Affiliation:
1. Department of Mechanical Engineering, Michigan State University, East Lansing, MI, USA
2. Ford Motor Company, Dearborn, MI, USA
Abstract
Turbocharged diesel engines often suffer significant response delay due to so-called turbo-lag, especially engines with large displacement. For this reason, many technologies have been developed to reduce turbo-lag. This paper develops a coordinated control strategy for a diesel engine equipped with an eBoost (electrical compressor) system to significantly reduce turbo-lag. A multiple-input and multiple-output (MIMO) Linear Quadratic Tracking with Integral (LQTI) control strategy, along with its scheduling logic, is developed for the Ford 6.7 L 8-cylinder diesel engine equipped with a variable geometry turbocharger (VGT), exhaust gas recirculation (EGR), and added eBoost along with a bypass valve. Note that the existing production engine does not have an eBoost and bypass valve.
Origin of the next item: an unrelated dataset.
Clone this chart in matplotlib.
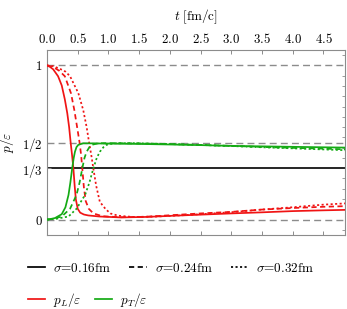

Multiple model-based LQTI controllers were designed at different engine operational conditions based on the associated linearized models, and the control outputs are scheduled based upon the engine load condition and bypass valve position. The developed control strategy is validated in both simulation and experimental studies, and the test results show a reduction in engine response time by up to 81.36% in terms of reaching target intake manifold (boost) pressure following a load step-up, compared with the production configuration (without eBoost and bypass valve) with no significant impact on NOx emissions.
Funder
Ford-MSU Alliance funding